Sici’s locker notes to self
When I held my first born girl in the dark of my belly, I knew before I knew almost any other thing: This child is wise.
I cannot explain exactly how this awareness rested full in my body, but it did, and I felt daily her wisdom gift inside me, with its solid and pulsing presence all its own.
More than ten years since, my girl lives it over and over again.
Recently I taught Sici’s Sunday School class, as I do once a month. The kids and I shared conversations about God and his faithfulness that morning. They talked about their dreams for the future. We even laughed good and hearty.
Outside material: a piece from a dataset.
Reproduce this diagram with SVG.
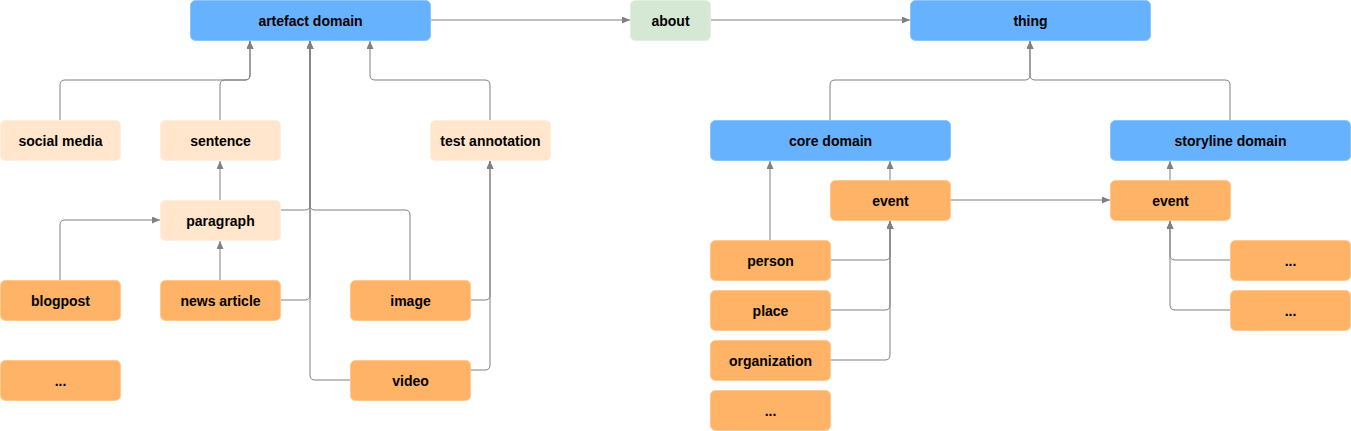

One of the boys continued pushing my buttons through class — seemingly trying to shock the kids and me with inappropriate and strange stories. He got up regularly from his seat, distracted other students. I tried to roll with it, encouraged glimmers of good in his sharing and made clear boundaries regarding the inappropriate stuff.
During closing prayer, with heads bowed and eyes closed, the boy drew the metal basket of ballpoint pens from the center of the table to himself, folding them over and over one another, until the room filled with clanging against metal.
I’d had it.
Without fully forming my thought, I told him, mouth pointed and head thrust forward, “Don’t ever do that during prayer again. It’s incredibly disrespectful,” and then realizing I had unfinished business, closed my eyes and said, “In Jesus’ name, Amen.”
I looked up and saw wide-eyed and wide-mouthed kid faces staring back at me, all but confirming that I was indeed the crazy lady, and they’d all seen it right out there in the open.
As kids filed out at the end of class, I walked to the boy and put my hand on his shoulder. “I’m so glad you were here,” I told him. “Looking forward to seeing you next time.” (I meant it. I love this kid.)
But I felt sick as I gathered my papers and cleaned the classroom. Shame hung heavy.
So I asked my ten-year-old girl, Sici, if her regular teacher had ever spoken so pointedly to the kids. I was sure I’d blown it, but wanted to know just how badly.
“You are two totally different people, so I don’t think I should answer that question,” she began.
“Because if I tell you she’s never done that, you’re going to feel bad about yourself. But if I tell you she has, you’re going to feel better, but not for the right reasons.”
In that moment, my girl cut to my heart. And the heart of the matter.
In her wisdom, she understands the comparison trap both sharp and sticky.
She knows nice words aren’t intended to be the balm for deeper needs — the kind that cannot be fully satisfied by another.
She knows that if our measuring stick is those around us, we’ll find it continually shifting, whether by our own jostling or by false perceptions of the other or by our skewed vision as we believe again the lie that we are not enough.
Have you been blessed by the words of a wise child? Do you struggle with the sharp-toothed comparison trap? When you feel you’ve blown it, what do you remind yourself?